Release Date(s)1968 (September 26, 2017)
Studio(s)United Artists/MGM/20th Century Fox (Shout!/Scream Factory)
- Film/Program Grade: B-
- Video Grade: B
- Audio Grade: B
- Extras Grade: C
Elio Petri’s A Quiet Place in the Country (aka Un tranquillo posto di campagna) is a difficult film to critique, particularly after a single viewing. As it’s about the eventual breakdown of a man suffering from mental illness, it’s not easy to follow the first time through due to the number of events taking place that may or may not actually be occurring, depending on your viewpoint. Starring Franco Nero as a successful painter looking to get away from it all and Vanessa Redgrave as his girlfriend who follows him to a country house where his mental faculties soon deteriorate, I would go so far as to say that A Quiet Place in the Country’s overtly avant-garde execution makes it one of the more unsettling films on the subject matter at hand.
Drawing upon the story “The Beckoning Fair One” by Oliver Onions (a novella that Mario Bava was keen on adapting at one time), the film takes very little from its source material, to the point that one ultimately has nothing to do with the other. Nothing about it really makes much sense as it can be incredibly disorienting and bizarre, or what I would describe as a pastiche of odd. Its unique and not in any way palatable for regular moviegoers – or barely any audience for that matter. Seeing it on repeated viewings and relying on interpretation to sort it out is the key to unlocking its nightmarish qualities. On the whole, A Quiet Place in the Country gets major points for being both memorable and interesting – a film you’re still thinking about long after seeing it.
According to Scream Factory’s note at the start of the disc, “This new HD master was created with the best surviving film elements in the vault.” The presentation looks like a battered print with a vast amount of damage on display, but it has its positive points. Grain levels are well-rendered, although a bit clumpy in spots, while levels of detail are quite high. Color reproduction can be lush at times with good skin tones and bold primaries, while blacks tend to be deep. Top that off with excellent contrast and brightness and you have a transfer that appears natural and film-like in all respects. The aforementioned damage is abundant and includes scratches, speckling, damaged frames, density and emulsion issues, discoloration, dirt, debris, and instability, with some areas being more stable than others. However, no evidence of heavy DNR or edge enhancement is on display, so you have a rough presentation that’s entirely watchable but not perfect. The same goes for the audio, which includes tracks in both English and Italian mono DTS-HD with optional subtitles in English. The aural differences between the two tracks are minimal, with the English track’s dialogue sounding slightly more announced and cleaner than its Italian counterpart. Both tracks exhibit good score and sound effects reproduction, but both tracks also have narrow qualities. Distortion doesn’t play much of a factor, but hiss, crackle, and occasional dropouts are all present due to the limitations of the source.

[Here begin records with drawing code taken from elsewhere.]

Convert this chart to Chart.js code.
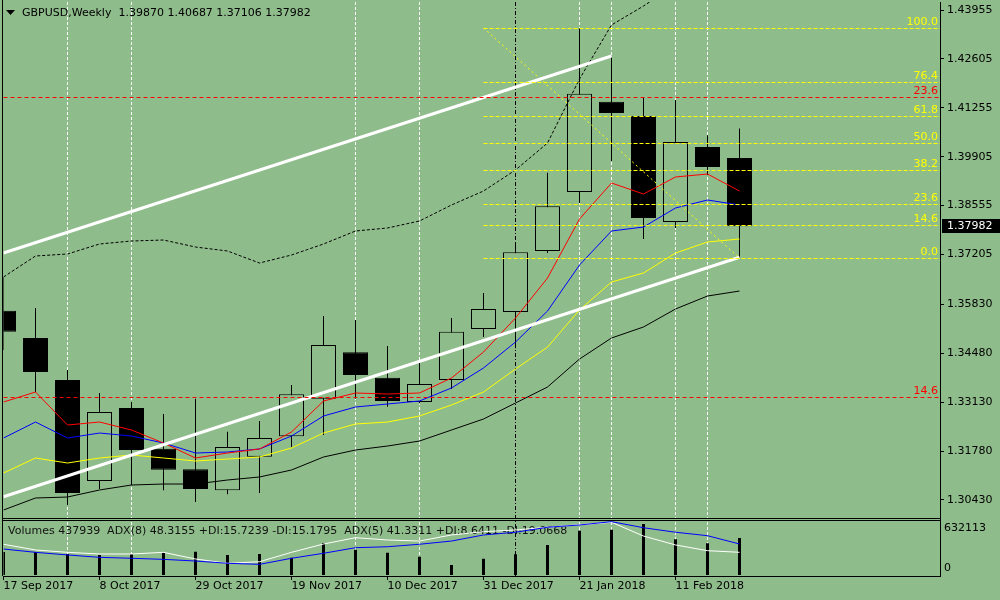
<!DOCTYPE html>
<html>
<head>
<meta charset="utf-8">
<title>GBPUSD Weekly</title>
<script src="https://cdn.jsdelivr.net/npm/chart.js@4.4.1/dist/chart.umd.min.js"></script>
<style>
    html, body { margin: 0; padding: 0; background: #8fbc8b; }
    #wrap { width: 1000px; height: 600px; }
</style>
</head>
<body>
<div id="wrap"><canvas id="myChart" width="1000" height="600"></canvas></div>
<script>
'use strict';

// weekly bars, 17 Sep 2017 .. 25 Feb 2018
var dateLabels = ['17 Sep 2017', '8 Oct 2017', '29 Oct 2017', '19 Nov 2017', '10 Dec 2017', '31 Dec 2017', '21 Jan 2018', '11 Feb 2018'];
var dateTickIdx = [0, 3, 6, 9, 12, 15, 18, 21];

var opens  = [1.3565, 1.3490, 1.3374, 1.3095, 1.3297, 1.3184, 1.3128, 1.3070, 1.3162, 1.3219, 1.3322, 1.3451,
              1.3380, 1.3313, 1.3374, 1.3515, 1.3562, 1.3730, 1.3893, 1.4142, 1.4103, 1.3810, 1.4017, 1.39870];
var highs  = [1.3658, 1.3573, 1.3402, 1.3338, 1.3313, 1.3280, 1.3322, 1.3231, 1.3261, 1.3360, 1.3551, 1.3540,
              1.3468, 1.3421, 1.3545, 1.3614, 1.3752, 1.3946, 1.4346, 1.4266, 1.4153, 1.4147, 1.4050, 1.40687];
var lows   = [1.3457, 1.3341, 1.3029, 1.3073, 1.3084, 1.3070, 1.3037, 1.3059, 1.3062, 1.3189, 1.3222, 1.3322,
              1.3300, 1.3310, 1.3349, 1.3493, 1.3462, 1.3725, 1.3863, 1.3979, 1.3763, 1.3794, 1.3940, 1.37106];
var closes = [1.3507, 1.3396, 1.3062, 1.3286, 1.3181, 1.3126, 1.3073, 1.3189, 1.3214, 1.3335, 1.3471, 1.3388,
              1.3316, 1.3363, 1.3507, 1.3570, 1.3727, 1.3854, 1.4164, 1.4111, 1.3821, 1.4031, 1.3962, 1.37982];

var maRed    = [1.33133, 1.33409, 1.32498, 1.32581, 1.32360, 1.32001, 1.31587, 1.31725, 1.31836, 1.32305, 1.33161, 1.33382,
                1.33354, 1.33382, 1.33796, 1.34513, 1.35452, 1.36556, 1.38185, 1.39179, 1.38875, 1.39345, 1.39427, 1.38958];
var maBlue   = [1.32139, 1.32581, 1.32139, 1.32277, 1.32194, 1.32001, 1.31725, 1.31753, 1.31836, 1.32194, 1.32747, 1.32995,
                1.33078, 1.33161, 1.33520, 1.34072, 1.34789, 1.35645, 1.36915, 1.37854, 1.37964, 1.38489, 1.38710, 1.38572];
var maYellow = [1.31173, 1.31587, 1.31449, 1.31587, 1.31670, 1.31587, 1.31504, 1.31559, 1.31615, 1.31863, 1.32277, 1.32526,
                1.32581, 1.32747, 1.33050, 1.33409, 1.34044, 1.34651, 1.35673, 1.36446, 1.36694, 1.37246, 1.37550, 1.37633];
var maBlack  = [1.30151, 1.30483, 1.30510, 1.30704, 1.30842, 1.30869, 1.30869, 1.30980, 1.31063, 1.31256, 1.31615, 1.31808,
                1.31918, 1.32056, 1.32360, 1.32664, 1.33105, 1.33547, 1.34320, 1.34900, 1.35204, 1.35701, 1.36059, 1.36197];
var bandUpper = [1.36584, 1.37164, 1.37219, 1.37495, 1.37578, 1.37605, 1.37412, 1.37302, 1.36970, 1.37191, 1.37495, 1.37854,
                 1.37937, 1.38130, 1.38572, 1.38958, 1.39538, 1.40283, 1.42050, 1.43541, 1.44065, 1.44650];

var volumes = [272000, 272000, 248600, 236700, 248600, 264000, 275800, 236700, 248600, 204800, 378800, 299500,
               264000, 216600, 118400, 192900, 245000, 355000, 524300, 536200, 603600, 422500, 375200, 437939];
var adx8 = [44.1, 41.3, 39.1, 37.1, 36.3, 35.4, 34.0, 32.1, 31.2, 36.3, 40.5, 45.2,
            46.0, 48.1, 50.8, 55.9, 58.2, 62.4, 64.3, 67.1, 62.0, 58.2, 55.3, 48.3155];
var adx5 = [48.1, 43.3, 41.3, 39.9, 39.9, 41.3, 35.7, 32.1, 33.4, 41.3, 48.3, 53.6,
            51.7, 50.8, 55.9, 58.7, 60.1, 62.4, 64.5, 66.6, 55.0, 47.5, 42.7, 41.3311];

// trend lines: [startIdx, startPrice, endIdx, endPrice]
var trendUpper = [0, 1.37247, 19, 1.42685];
var trendLower = [0, 1.30519, 23, 1.37128];

// fibonacci from the 21 Jan high to the 25 Feb low
var fibHigh = 1.43458;
var fibLow = 1.37106;
var fibStartIdx = 15;
var fibEndIdx = 23;
var fibLevels = [100.0, 76.4, 61.8, 50.0, 38.2, 23.6, 14.6, 0.0];
var redLevelLabels = ['23.6', '14.6'];
var redLevelPrices = [1.41545, 1.33279];

var priceTicks = [1.43955, 1.42605, 1.41255, 1.39905, 1.38555, 1.37205, 1.35830, 1.34480, 1.33130, 1.31780, 1.30430];
var volTicks = [632113, 0];
var gridIdx = [2, 4, 11, 13, 18, 19, 21, 22];
var separatorIdx = 16;

var headerText = 'GBPUSD,Weekly  1.39870 1.40687 1.37106 1.37982';
var subText = 'Volumes 437939  ADX(8) 48.3155 +DI:15.7239 -DI:15.1795  ADX(5) 41.3311 +DI:8.6411 -DI:19.0668';

var bgColor = '#8fbc8b';

function pts(arr) {
    return arr.map(function (v, i) { return {x: i, y: v}; });
}
function seg(t) {
    return [{x: t[0], y: t[1]}, {x: t[2], y: t[3]}];
}
function noPad(s) {
    s.paddingTop = 0;
    s.paddingBottom = 0;
    s.paddingLeft = 0;
    s.paddingRight = 0;
}

var bodyColors = opens.map(function (o, i) { return closes[i] >= o ? bgColor : '#000'; });

var mtDecor = {
    id: 'mtDecor',
    beforeDraw: function (chart) {
        var c = chart.ctx;
        c.save();
        c.fillStyle = bgColor;
        c.fillRect(0, 0, chart.width, chart.height);
        c.restore();
    },
    beforeDatasetsDraw: function (chart) {
        var c = chart.ctx, xs = chart.scales.x, area = chart.chartArea, vs = chart.scales.yv;
        c.save();
        c.lineWidth = 1;
        c.strokeStyle = '#ffffff';
        c.setLineDash([3, 2]);
        gridIdx.forEach(function (i) {
            var px = Math.floor(xs.getPixelForValue(i)) + 0.5;
            c.beginPath();
            c.moveTo(px, area.top);
            c.lineTo(px, area.bottom);
            c.stroke();
        });
        c.strokeStyle = '#000';
        c.setLineDash([4, 2, 1, 2]);
        var sx = Math.floor(xs.getPixelForValue(separatorIdx)) + 0.5;
        c.beginPath();
        c.moveTo(sx, area.top);
        c.lineTo(sx, area.bottom);
        c.stroke();

        c.setLineDash([]);
        c.fillStyle = '#111';
        c.font = '11px "DejaVu Sans"';
        c.textBaseline = 'middle';
        c.textAlign = 'left';
        c.fillText(subText, 8, vs.top + 13);
        c.restore();
    },
    afterDatasetsDraw: function (chart) {
        var c = chart.ctx, xs = chart.scales.x, ys = chart.scales.y, area = chart.chartArea;
        var x0 = xs.getPixelForValue(fibStartIdx);
        c.save();
        c.lineWidth = 1;
        c.font = '11px "DejaVu Sans"';
        c.textAlign = 'right';
        c.textBaseline = 'bottom';

        fibLevels.forEach(function (lv) {
            var py = Math.round(ys.getPixelForValue(fibLow + (fibHigh - fibLow) * lv / 100)) + 0.5;
            c.strokeStyle = '#ffff00';
            c.setLineDash([4, 2]);
            c.beginPath();
            c.moveTo(x0, py);
            c.lineTo(area.right, py);
            c.stroke();
            c.fillStyle = '#ffff00';
            c.fillText(lv.toFixed(1), area.right - 2, py - 1);
        });
        redLevelPrices.forEach(function (p, k) {
            var py = Math.round(ys.getPixelForValue(p)) + 0.5;
            c.strokeStyle = '#ff0000';
            c.setLineDash([4, 3]);
            c.beginPath();
            c.moveTo(area.left, py);
            c.lineTo(area.right, py);
            c.stroke();
            c.fillStyle = '#ff0000';
            c.fillText(redLevelLabels[k], area.right - 2, py - 1);
        });
        c.restore();
    },
    afterDraw: function (chart) {
        var c = chart.ctx, ys = chart.scales.y, vs = chart.scales.yv, area = chart.chartArea;
        c.save();
        // panel frames
        c.strokeStyle = '#000';
        c.lineWidth = 1;
        c.fillStyle = bgColor;
        c.fillRect(area.left, ys.bottom + 1, area.right - area.left, 1);
        c.beginPath();
        c.moveTo(2.5, 0);
        c.lineTo(2.5, area.bottom);
        c.moveTo(2, ys.bottom + 0.5);
        c.lineTo(area.right, ys.bottom + 0.5);
        c.moveTo(2, vs.top + 2.5);
        c.lineTo(area.right, vs.top + 2.5);
        c.stroke();

        // header
        c.fillStyle = '#000';
        c.beginPath();
        c.moveTo(6, 10);
        c.lineTo(15, 10);
        c.lineTo(10.5, 15);
        c.closePath();
        c.fill();
        c.font = '11px "DejaVu Sans"';
        c.textAlign = 'left';
        c.textBaseline = 'middle';
        c.fillText(headerText, 22, 13);

        // last price box
        var last = closes[closes.length - 1];
        var py = Math.round(ys.getPixelForValue(last));
        c.fillStyle = '#000';
        c.fillRect(area.right + 2, py - 7, 58, 14);
        c.fillStyle = '#ffffff';
        c.fillText(last.toFixed(5), 947, py);
        c.restore();
    }
};

Chart.defaults.font.family = 'DejaVu Sans';
Chart.defaults.font.size = 11;
Chart.defaults.color = '#000';

var ctx = document.getElementById('myChart');
var myChart = new Chart(ctx, {
    type: 'line',
    plugins: [mtDecor],
    data: {
        datasets: [{
                label: 'MA red',
                data: pts(maRed),
                borderColor: '#ff0000',
                borderWidth: 1,
                pointRadius: 0,
                yAxisID: 'y',
                order: 1
            }, {
                label: 'MA blue',
                data: pts(maBlue),
                borderColor: '#0000ff',
                borderWidth: 1,
                pointRadius: 0,
                yAxisID: 'y',
                order: 1
            }, {
                label: 'MA yellow',
                data: pts(maYellow),
                borderColor: '#ffff00',
                borderWidth: 1,
                pointRadius: 0,
                yAxisID: 'y',
                order: 1
            }, {
                label: 'MA black',
                data: pts(maBlack),
                borderColor: '#000',
                borderWidth: 1,
                pointRadius: 0,
                yAxisID: 'y',
                order: 1
            }, {
                label: 'Upper band',
                data: pts(bandUpper),
                borderColor: '#000',
                borderWidth: 1,
                borderDash: [3, 2],
                pointRadius: 0,
                yAxisID: 'y',
                order: 1
            }, {
                label: 'Trend upper',
                data: seg(trendUpper),
                borderColor: '#ffffff',
                borderWidth: 3,
                pointRadius: 0,
                yAxisID: 'y',
                order: 0
            }, {
                label: 'Trend lower',
                data: seg(trendLower),
                borderColor: '#ffffff',
                borderWidth: 3,
                pointRadius: 0,
                yAxisID: 'y',
                order: 0
            }, {
                label: 'Fibo line',
                data: [{x: fibStartIdx, y: fibHigh}, {x: fibEndIdx, y: fibLow}],
                borderColor: '#ffff00',
                borderWidth: 1,
                borderDash: [2, 3],
                pointRadius: 0,
                yAxisID: 'y',
                order: 0
            }, {
                type: 'bar',
                label: 'Bodies',
                data: opens.map(function (o, i) { return {x: i, y: [o, closes[i]]}; }),
                backgroundColor: bodyColors,
                borderColor: '#000',
                borderWidth: 1,
                borderSkipped: false,
                inflateAmount: 0,
                barThickness: 25,
                grouped: false,
                yAxisID: 'y',
                order: 8
            }, {
                type: 'bar',
                label: 'Wicks',
                data: lows.map(function (l, i) { return {x: i, y: [l, highs[i]]}; }),
                backgroundColor: '#000',
                inflateAmount: 0,
                barThickness: 1,
                grouped: false,
                yAxisID: 'y',
                order: 9
            }, {
                type: 'bar',
                label: 'Volumes',
                data: pts(volumes),
                backgroundColor: '#000',
                inflateAmount: 0,
                barThickness: 3,
                grouped: false,
                yAxisID: 'yv',
                order: 9
            }, {
                label: 'ADX(8)',
                data: pts(adx8),
                borderColor: '#0000ff',
                borderWidth: 1,
                pointRadius: 0,
                yAxisID: 'ya',
                order: 2
            }, {
                label: 'ADX(5)',
                data: pts(adx5),
                borderColor: '#ffffff',
                borderWidth: 1,
                pointRadius: 0,
                yAxisID: 'ya',
                order: 2
            }
        ]
    },
    options: {
        responsive: false,
        animation: false,
        layout: {padding: {left: 3.5, top: 2, right: 0, bottom: 0}},
        plugins: {
            legend: {display: false},
            tooltip: {enabled: false}
        },
        scales: {
            x: {
                type: 'linear',
                min: 0,
                max: 29.265625,
                offset: false,
                afterBuildTicks: function (s) {
                    s.ticks = dateTickIdx.map(function (v) { return {value: v}; });
                },
                afterFit: function (s) { s.height = 24; noPad(s); },
                ticks: {
                    autoSkip: false,
                    maxRotation: 0,
                    align: 'start',
                    padding: 0,
                    callback: function (v, i) { return dateLabels[i]; }
                },
                grid: {drawOnChartArea: false, offset: false, tickLength: 4, color: '#000'},
                border: {display: true, color: '#000'}
            },
            y: {
                position: 'right',
                stack: 'panes',
                stackWeight: 516,
                min: 1.29931,
                max: 1.44176,
                afterBuildTicks: function (s) {
                    s.ticks = priceTicks.map(function (v) { return {value: v}; });
                },
                afterFit: function (s) { s.width = 60; noPad(s); },
                ticks: {
                    autoSkip: false,
                    padding: 3,
                    callback: function (v) { return v.toFixed(5); }
                },
                grid: {drawOnChartArea: false, tickLength: 4, color: '#000'},
                border: {display: true, color: '#000'}
            },
            yv: {
                position: 'right',
                stack: 'panes',
                stackWeight: 58,
                min: -11836,
                max: 674660,
                afterBuildTicks: function (s) {
                    s.ticks = volTicks.map(function (v) { return {value: v}; });
                },
                afterFit: function (s) { s.width = 60; noPad(s); },
                ticks: {
                    autoSkip: false,
                    padding: 4,
                    callback: function (v) { return v > 0 ? ['', String(v)] : [String(v), '']; }
                },
                grid: {display: false, drawTicks: false},
                border: {display: true, color: '#000'}
            },
            ya: {
                display: false,
                min: 21.40,
                max: 504.14,
                afterFit: noPad
            }
        }
    }
});
</script>
</body>
</html>
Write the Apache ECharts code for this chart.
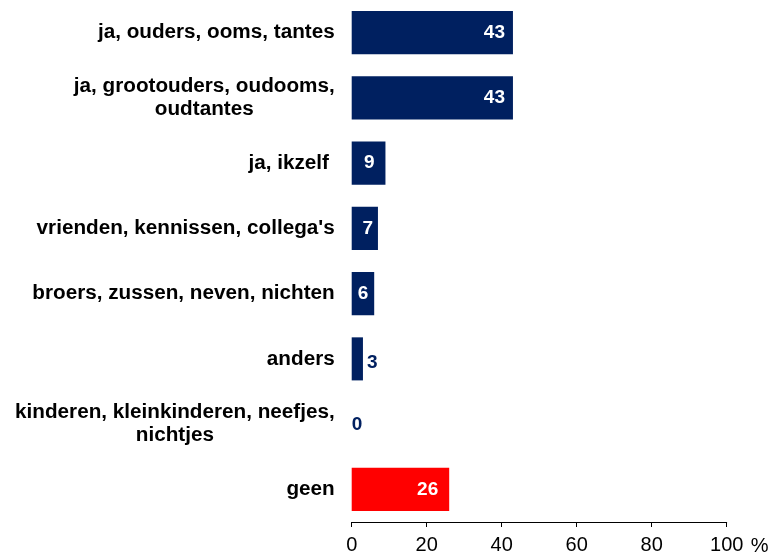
<!DOCTYPE html>
<html>
<head>
<meta charset="utf-8">
<script src="https://cdn.jsdelivr.net/npm/echarts@6/dist/echarts.min.js"></script>
<style>
html,body{margin:0;padding:0;background:#fff;}
#chart{width:772px;height:556px;}
</style>
</head>
<body>
<div id="chart"></div>
<script>
const categories = [
  "ja, ouders, ooms, tantes",
  "ja, grootouders, oudooms,\noudtantes",
  "ja, ikzelf ",
  "vrienden, kennissen, collega's",
  "broers, zussen, neven, nichten",
  "anders",
  "kinderen, kleinkinderen, neefjes,\nnichtjes",
  "geen"
];
const values = [43, 43, 9, 7, 6, 3, 0, 26];
const barColors = ["#002060","#002060","#002060","#002060","#002060","#002060","#002060","#ff0000"];
const xTicks = [0, 20, 40, 60, 80, 100];

const NAVY = "#002060";
const FONT = "Liberation Sans, Arial, sans-serif";
const insideDist = [8, 8, 11, 5, 6, 0, 0, 11];
const data = values.map((v, i) => {
  const inside = v >= 5;
  return {
    value: v,
    itemStyle: { color: barColors[i] },
    label: inside
      ? { position: "insideRight", distance: insideDist[i], color: "#ffffff" }
      : { position: "right", distance: v === 0 ? 0 : 4, color: NAVY, offset: [0, v === 0 ? 1 : 4] }
  };
});

const chart = echarts.init(document.getElementById("chart"));
chart.setOption({
  animation: false,
  backgroundColor: "#ffffff",
  grid: { left: 351.7, right: 45.3, top: -1.5, bottom: 31.5, containLabel: false },
  xAxis: {
    type: "value",
    min: 0, max: 100, interval: 20,
    splitLine: { show: false },
    axisLine: { show: true, lineStyle: { color: "#000", width: 1 } },
    axisTick: { show: true, length: 5, lineStyle: { color: "#000" } },
    axisLabel: {
      margin: 13, color: "#000", fontSize: 20,
      fontFamily: FONT,
      formatter: v => xTicks.includes(v) ? String(v) : ""
    },
    name: "%",
    nameLocation: "end",
    nameGap: 24,
    nameTextStyle: {
      color: "#000", fontSize: 20,
      fontFamily: FONT,
      verticalAlign: "top", align: "left",
      padding: [14, 0, 0, 0]
    }
  },
  yAxis: {
    type: "category",
    inverse: true,
    data: categories,
    axisLine: { show: false },
    axisTick: { show: false },
    axisLabel: {
      margin: 17,
      color: "#000",
      fontSize: 20.7,
      fontWeight: "bold",
      lineHeight: 23,
      fontFamily: FONT,
      formatter: v => v.split("\n").map(l => "{c|" + l + "}").join("\n"),
      rich: {
        c: {
          align: "center", color: "#000", fontSize: 20.7, fontWeight: "bold",
          lineHeight: 23, fontFamily: FONT
        }
      }
    }
  },
  series: [{
    type: "bar",
    data: data,
    barWidth: "66%",
    label: {
      show: true,
      fontSize: 19,
      fontWeight: "bold",
      fontFamily: FONT
    }
  }]
});
</script>
</body>
</html>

The extras for this release are brief, but there are a couple of items of note, including an excellent audio commentary with film historian Troy Howarth, who goes into plenty of detail about the film’s background, all of the main players’ careers, and his critical analysis of the film, which is positive and thorough. It’s a track that, if you’re having trouble sorting through the film’s content and want to know more about it, it should help you out quite a bit. Alternatively is a new 32-minute interview with actor Franco Nero entitled Journey Into Madness. It’s in Italian with subtitles and covers his career and experiences making the film. In addition, there’s also the original theatrical trailer, presented in HD.
A Quiet Place in the Country is a truly peculiar film. One expecting something along the lines of a traditional horror film are going to be disappointed. However, if you enjoy cinema that’s challenging and never gives you all of the answers, this is one to seek out. Scream Factory’s presentation of it is, while not perfect, a great representation of it on the format.